For this specific group of UT students, and them alone, the polls will be reopened today at 8 a.m.
“We are slated to generate the same ballot and make it available to these students that have theis specific incident and allow them the opportunity to vote,” Logan said. ” … We want to emphasize that in no way was the election flawed. Everyone that voted was accounted for, but we just wanted to make sure that as a body, we are making this as fair and as equal as possible.”
The commission was not informed about the discrepency until the last minute.
“Right now, we had had a few issues brought to our attention by students who were attempting to vote,” Logan said. “A lot of the issues we were able to resolve on the spot. And we didn’t actually encounter this issue until 4:30 (Wednesday) afternoon, this specific incident.

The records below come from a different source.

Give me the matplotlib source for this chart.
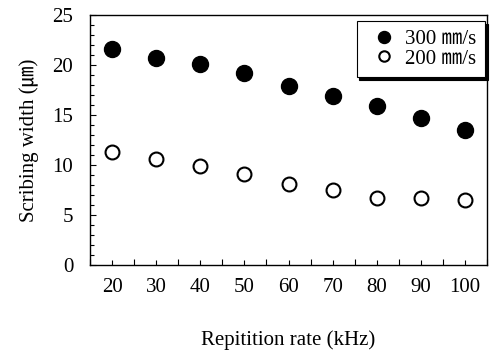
import matplotlib
matplotlib.use("Agg")
import matplotlib.pyplot as plt
from matplotlib.ticker import MultipleLocator, FixedLocator

plt.rcParams['font.family'] = ['Liberation Serif', 'Noto Sans CJK JP']

rates = ["20", "30", "40", "50", "60", "70", "80", "90", "100"]
width_300 = [21.6, 20.7, 20.1, 19.2, 17.9, 16.9, 15.9, 14.7, 13.5]
width_200 = [11.3, 10.6, 9.9, 9.1, 8.1, 7.5, 6.7, 6.7, 6.5]

fig = plt.figure(figsize=(4.97, 3.54), dpi=100)
ax = fig.add_axes([0.181, 0.251, 0.799, 0.707])

x = list(range(len(rates)))
ax.plot(x, width_300, "o", color="black", markersize=11.5, label="300 ㎜/s")
ax.plot(x, width_200, "o", markerfacecolor="white", markeredgecolor="black",
        markeredgewidth=1.5, markersize=10, label="200 ㎜/s")

ax.set_xlim(-0.5, len(rates) - 0.5)
ax.set_ylim(0, 25)
ax.set_xticks(x)
ax.set_xticklabels(rates)
ax.xaxis.set_minor_locator(FixedLocator([i - 0.5 for i in range(len(rates) + 1)]))
ax.yaxis.set_major_locator(MultipleLocator(5))
ax.yaxis.set_minor_locator(MultipleLocator(1))
ax.tick_params(axis="both", which="both", direction="in", labelsize=15,
               top=False, right=False, width=0.8)
ax.tick_params(axis="x", which="major", length=3.5, pad=9)
ax.tick_params(axis="x", which="minor", length=4)
ax.tick_params(axis="y", which="major", length=4, pad=12)
ax.tick_params(axis="y", which="minor", length=3)
for s in ax.spines.values():
    s.set_linewidth(1.0)

ax.set_xlabel("Repitition rate (kHz)", fontsize=15, labelpad=24)
ax.set_ylabel("Scribing width (㎛)", fontsize=15, labelpad=10)

leg = ax.legend(loc="upper right", bbox_to_anchor=(0.995, 0.975), fontsize=15,
                frameon=True, fancybox=False, handletextpad=0.15,
                borderpad=0.4, labelspacing=0.0, handlelength=1.8,
                borderaxespad=0.0, markerscale=0.75,
                shadow={"facecolor": "black", "edgecolor": "black", "alpha": 1})
leg.get_frame().set_edgecolor("black")
leg.get_frame().set_linewidth(0.8)

fig.savefig("out.png", dpi=100)
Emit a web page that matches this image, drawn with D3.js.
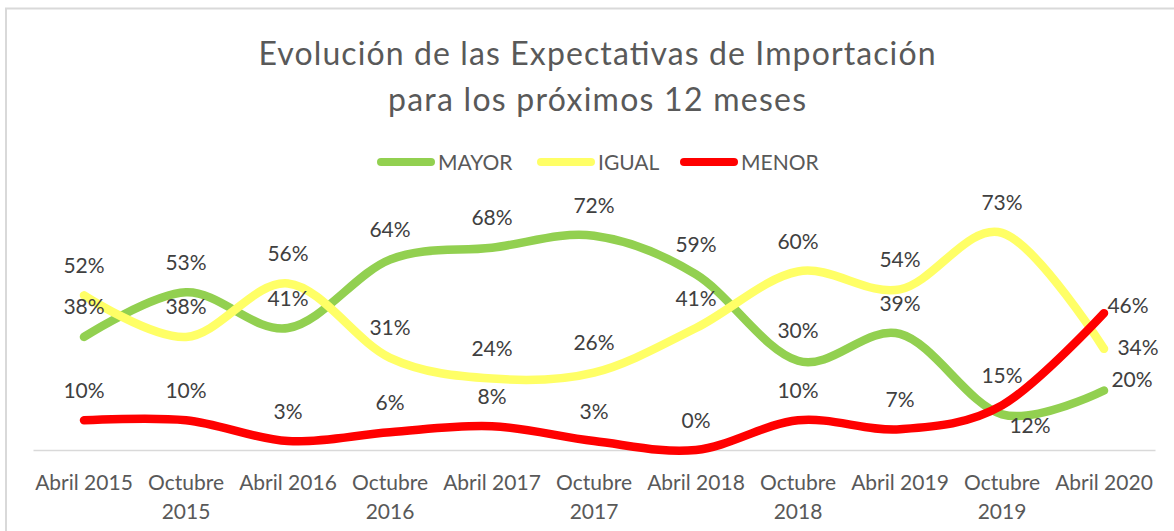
<html>
<head>
<meta charset="utf-8">
<script src="https://d3js.org/d3.v7.min.js"></script>
<style>
  body { margin: 0; background: #fff; }
  text { font-family: Lato, "Open Sans", sans-serif; }
</style>
</head>
<body>
<script>
var categories = ["Abril 2015", "Octubre 2015", "Abril 2016", "Octubre 2016", "Abril 2017",
                  "Octubre 2017", "Abril 2018", "Octubre 2018", "Abril 2019", "Octubre 2019", "Abril 2020"];
var mayor = [38, 53, 41, 64, 68, 72, 59, 30, 39, 12, 20];
var igual = [52, 38, 56, 31, 24, 26, 41, 60, 54, 73, 34];
var menor = [10, 10, 3, 6, 8, 3, 0, 10, 7, 15, 46];
var seriesNames = ["MAYOR", "IGUAL", "MENOR"];
var titleLines = ["Evolución de las Expectativas de Importación", "para los próximos 12 meses"];

var width = 1174, height = 531;
var plot = {left: 33, right: 1155, top: 212, bottom: 450};
var colors = {MAYOR: "#92D050", IGUAL: "#FFFF66", MENOR: "#FF0000"};

var series = [
  {name: "MAYOR", values: mayor},
  {name: "IGUAL", values: igual},
  {name: "MENOR", values: menor}
];

var svg = d3.select("body").append("svg")
    .attr("width", width)
    .attr("height", height);

// chart frame
svg.append("path")
    .attr("d", "M6,531 V8.5 H1174")
    .attr("fill", "none")
    .attr("stroke", "#d9d9d9")
    .attr("stroke-width", 2);

// title
var titleWidths = [677, 418];
svg.append("g").selectAll("text")
    .data(titleLines).enter()
    .append("text")
    .attr("x", 597)
    .attr("y", (d, i) => 65 + i * 46)
    .attr("text-anchor", "middle")
    .attr("fill", "#595959")
    .attr("font-size", 32)
    .attr("font-weight", 400)
    .attr("textLength", (d, i) => titleWidths[i])
    .attr("lengthAdjust", "spacing")
    .text(d => d);

// legend
var legendX = [377, 537, 680];
var legend = svg.append("g").selectAll("g")
    .data(seriesNames).enter()
    .append("g")
    .attr("transform", (d, i) => `translate(${legendX[i]},162)`);
legend.append("line")
    .attr("x1", 4).attr("x2", 54)
    .attr("stroke", d => colors[d])
    .attr("stroke-width", 8)
    .attr("stroke-linecap", "round");
legend.append("text")
    .attr("x", 61)
    .attr("y", 7.5)
    .attr("fill", "#595959")
    .attr("font-size", 21)
    .text(d => d);

var x = d3.scaleBand()
    .domain(categories)
    .range([plot.left, plot.right]);

var y = d3.scaleLinear()
    .domain([0, 80])
    .range([plot.bottom, plot.top]);

// x axis
var xAxis = svg.append("g")
    .attr("transform", `translate(0,${plot.bottom})`)
    .call(d3.axisBottom(x).tickSize(0).tickPadding(0));
xAxis.select(".domain").attr("stroke", "#d9d9d9").attr("stroke-width", 1.5);
xAxis.selectAll(".tick text").remove();
xAxis.selectAll(".tick").each(function(d) {
  var parts = d.length > 10 ? d.split(" ") : [d];
  var t = d3.select(this).append("text")
      .attr("fill", "#595959")
      .attr("font-size", 21)
      .attr("text-anchor", "middle");
  parts.forEach((p, i) => {
    t.append("tspan").attr("x", 0).attr("y", 40 + i * 29).text(p);
  });
});

var line = d3.line()
    .x((d, i) => x(categories[i]) + x.bandwidth() / 2)
    .y(d => y(d))
    .curve(d3.curveCardinal.tension(0));

svg.append("g").selectAll("path")
    .data(series).enter()
    .append("path")
    .attr("d", d => line(d.values))
    .attr("fill", "none")
    .attr("stroke", d => colors[d.name])
    .attr("stroke-width", 8.5)
    .attr("stroke-linecap", "round")
    .attr("stroke-linejoin", "round");

// data labels: default above the point, a few moved by hand
var labelShift = {
  "MAYOR-9": [28, 11],
  "MAYOR-10": [28, -11],
  "IGUAL-10": [34, -1],
  "MENOR-10": [24, -8]
};
series.forEach(function(s) {
  svg.append("g").selectAll("text")
    .data(s.values).enter()
    .append("text")
    .attr("x", (d, i) => x(categories[i]) + x.bandwidth() / 2 + (labelShift[s.name + "-" + i] || [0, -30])[0])
    .attr("y", (d, i) => y(d) + (labelShift[s.name + "-" + i] || [0, -30])[1] + 7.5)
    .attr("text-anchor", "middle")
    .attr("fill", "#404040")
    .attr("font-size", 21)
    .text(d => d + "%");
});
</script>
</body>
</html>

There were students with solvable issues, but this was the first unsolvable issue we encountered.”
Logan was also adamant that this problem was not through the fault or error of anyone.
“This is due to a technical error that is not resolvable by these students or by any member of the Election Commission or the Dean of Students Office,” Logan said.
The commission also made note that when the results are finalized, the process will be the same as it would have been yesterday.
“This body has to meet to certify the results of the election,” Logan said. “We will do the same thing at 3 o’clock [today] as long as the circumstances we’ve laid out can be incorporated. It will be certified by this body and revealed to the campaign.”
For those working on the campaigns themselves, the announcement came as a surprise. But despite the disappointment, some, like Daniel Aycock, a strategic advisor for the Amplify campaign and a senior in accounting, were satisfied with the commission’s decision.
“Of course we all wanted results [yesterday],” Aycock said. “But I think this is the most responsible way to handle a technical difficulty. Those students deserve the chance to cast their vote and we’ll just have to wait until [Friday].”
Ultimately, Logan stressed the need for the election, which Cathey said had drawn the votes of nearly 25 percent of the undergraduate population, to be fair for all voters.
“At the end of the day, we want to say that this election was complete, it was fair and it was equal,” he said.